In Impala at the end of the CREATE TABLE-statement you can set the replication-factor as I understand:
CREATE [EXTERNAL] TABLE [IF NOT EXISTS] [db_name.]table_name
...
[CACHED IN 'pool_name' [WITH REPLICATION = integer] | UNCACHED]
Anyhow, I'm a bit puzzled what pool_name
refers to. Is this the path in the HDFS where the data is stored?
Not exactly, it actually refers to an HDFS pool defined using hdfs cacheadmin -addPool...
command, see hdfs command guide. A pool, in turn, does contain a bunch of cache directives that reference hdfs paths to be cached. From apache doc:
A cache pool is an administrative entity used to manage groups of cache directives. Cache pools have UNIX-like permissions, which restrict which users and groups have access to the pool. Write permissions allow users to add and remove cache directives to the pool. Read permissions allow users to list the cache directives in a pool, as well as additional metadata. Execute permissions are unused.

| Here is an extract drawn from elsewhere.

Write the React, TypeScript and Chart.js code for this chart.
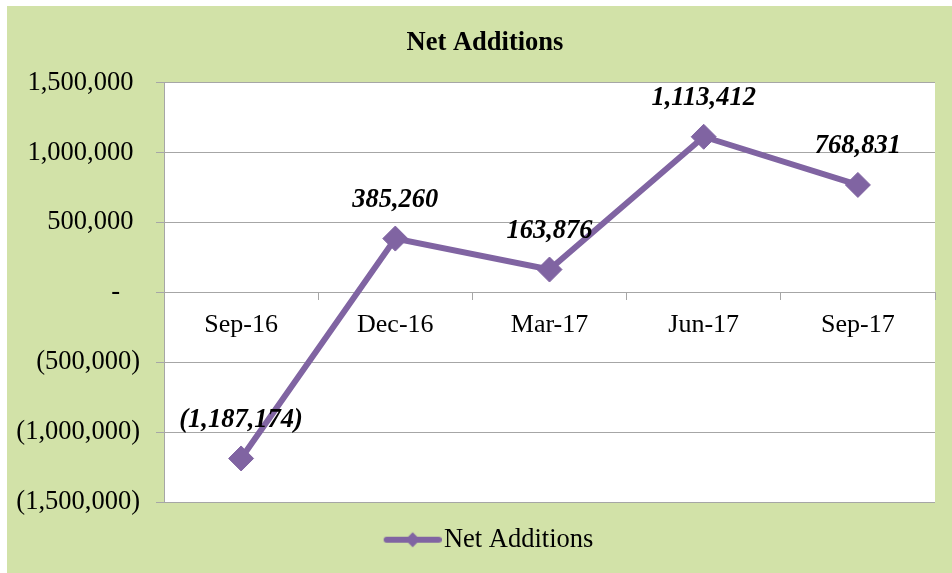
import React, { useEffect, useRef } from "react";
import { Chart, registerables } from "chart.js";

Chart.register(...registerables);

// ---- data ----
const chartTitle = "Net Additions";
const seriesName = "Net Additions";
const categories = ["Sep-16", "Dec-16", "Mar-17", "Jun-17", "Sep-17"];
const netAdditions = [-1187174, 385260, 163876, 1113412, 768831];
const yTickValues = [-1500000, -1000000, -500000, 0, 500000, 1000000, 1500000];

// ---- style ----
const PURPLE = "#8064A2";
const GREEN = "#D2E2A8";
const GRID = "#A6A6A6";
const FONT = "'Liberation Serif', 'Times New Roman', serif";

const CANVAS_W = 956;
const CANVAS_H = 567;

const fmtNum = (v: number) =>
  v < 0 ? `(${Math.abs(v).toLocaleString("en-US")})` : v.toLocaleString("en-US");
const fmtTick = (v: number) => (v === 0 ? "-   " : v < 0 ? fmtNum(v) : fmtNum(v) + " ");

function makeLegendIcon(): HTMLCanvasElement {
  const W = 76;
  const H = 20;
  const c = document.createElement("canvas");
  c.width = W;
  c.height = H;
  const g = c.getContext("2d")!;
  const x0 = W - 58;
  const x1 = W;
  const cy = H / 2;
  g.strokeStyle = PURPLE;
  g.lineWidth = 6;
  g.lineCap = "round";
  g.beginPath();
  g.moveTo(x0 + 3, cy);
  g.lineTo(x1 - 3, cy);
  g.stroke();
  const cx = (x0 + x1) / 2;
  const r = 7.5;
  g.fillStyle = PURPLE;
  g.beginPath();
  g.moveTo(cx - r, cy);
  g.lineTo(cx, cy - r);
  g.lineTo(cx + r, cy);
  g.lineTo(cx, cy + r);
  g.closePath();
  g.fill();
  return c;
}

const dataLabelPlugin = {
  id: "dataLabelPlugin",
  afterDatasetsDraw(chart: any) {
    const ctx = chart.ctx as CanvasRenderingContext2D;
    const meta = chart.getDatasetMeta(0);
    const values = chart.data.datasets[0].data as number[];
    ctx.save();
    ctx.font = `italic bold 26.5px ${FONT}`;
    ctx.fillStyle = "#000";
    ctx.textAlign = "center";
    ctx.textBaseline = "middle";
    meta.data.forEach((pt: any, i: number) => {
      ctx.fillText(fmtNum(values[i]), pt.x, pt.y - 38.5);
    });
    ctx.restore();
  },
};

function NetAdditionsChart() {
  const ref = useRef<HTMLCanvasElement | null>(null);

  useEffect(() => {
    if (!ref.current) return;
    const icon = makeLegendIcon();
    const chart = new Chart(ref.current, {
      type: "line",
      data: {
        labels: categories,
        datasets: [
          {
            label: seriesName,
            data: netAdditions,
            borderColor: PURPLE,
            backgroundColor: PURPLE,
            borderWidth: 6,
            tension: 0,
            pointStyle: "rectRot",
            pointRadius: 12.5,
            pointHoverRadius: 12.5,
            pointBackgroundColor: PURPLE,
            pointBorderColor: PURPLE,
            pointBorderWidth: 1,
            yAxisID: "y",
          },
        ],
      },
      options: {
        responsive: false,
        animation: false,
        devicePixelRatio: 1,
        layout: { padding: { left: 0, right: 0, top: 0, bottom: 10 } },
        plugins: {
          title: {
            display: true,
            text: chartTitle,
            color: "#000",
            font: { family: FONT, size: 26.5, weight: "bold", lineHeight: 1.2 },
            padding: { top: 21, bottom: 23.9 },
          },
          legend: {
            display: true,
            position: "bottom",
            labels: {
              usePointStyle: true,
              pointStyle: icon as any,
              pointStyleWidth: 54,
              padding: 24.3,
              color: "#000",
              font: { family: FONT, size: 26.5 },
            },
          },
          tooltip: { enabled: false },
        },
        scales: {
          x: {
            type: "category",
            position: { y: 0 } as any,
            offset: true,
            grid: {
              offset: true,
              drawOnChartArea: false,
              drawTicks: true,
              tickLength: 7,
              color: GRID,
            },
            border: { display: true, color: GRID, width: 1 },
            ticks: {
              color: "#000",
              padding: 10,
              maxRotation: 0,
              font: { family: FONT, size: 26, lineHeight: 1.2 },
            },
          },
          y: {
            type: "linear",
            position: "left",
            min: -1500000,
            max: 1500000,
            afterBuildTicks: (scale: any) => {
              scale.ticks = yTickValues.map((v) => ({ value: v }));
            },
            afterFit: (scale: any) => {
              scale.width = 157;
            },
            grid: {
              color: GRID,
              lineWidth: 1,
              drawTicks: true,
              tickLength: 8,
            },
            border: { display: true, color: GRID, width: 1 },
            ticks: {
              color: "#000",
              padding: 16,
              font: { family: FONT, size: 26.5, lineHeight: 1.2 },
              callback: (v: any) => fmtTick(Number(v)),
            },
          },
          // empty right-hand spacer (the source chart is cropped on its right side)
          yRight: {
            type: "linear",
            position: "right",
            min: -1500000,
            max: 1500000,
            grid: { display: false, drawTicks: false },
            border: { display: false },
            ticks: { display: false },
            afterFit: (scale: any) => {
              scale.width = 28;
            },
          },
        },
      },
      plugins: [dataLabelPlugin],
    });
    return () => chart.destroy();
  }, []);

  return (
    <canvas
      ref={ref}
      width={CANVAS_W}
      height={CANVAS_H}
      style={{ display: "block", width: CANVAS_W, height: CANVAS_H }}
    />
  );
}

export default function App() {
  return (
    <div
      style={{
        position: "fixed",
        left: 0,
        top: 0,
        width: 952,
        height: 573,
        overflow: "hidden",
        background: "#fff",
      }}
    >
      <div
        style={{
          position: "absolute",
          left: 7,
          top: 6,
          width: CANVAS_W,
          height: CANVAS_H,
          background: GREEN,
        }}
      >
        <div
          style={{
            position: "absolute",
            left: 157,
            top: 76.7,
            width: 771,
            height: 420,
            background: "#fff",
          }}
        />
        <div style={{ position: "absolute", left: 0, top: 0 }}>
          <NetAdditionsChart />
        </div>
      </div>
    </div>
  );
}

Cache pools are also used for resource management. Pools can enforce a maximum limit, which restricts the number of bytes that can be cached in aggregate by directives in the pool. Normally, the sum of the pool limits will approximately equal the amount of aggregate memory reserved for HDFS caching on the cluster. Cache pools also track a number of statistics to help cluster users determine what is and should be cached.
Pools also can enforce a maximum time-to-live. This restricts the maximum expiration time of directives being added to the pool.
The details of how to use this HDFS feature in Impala can be found in the Impala Guide.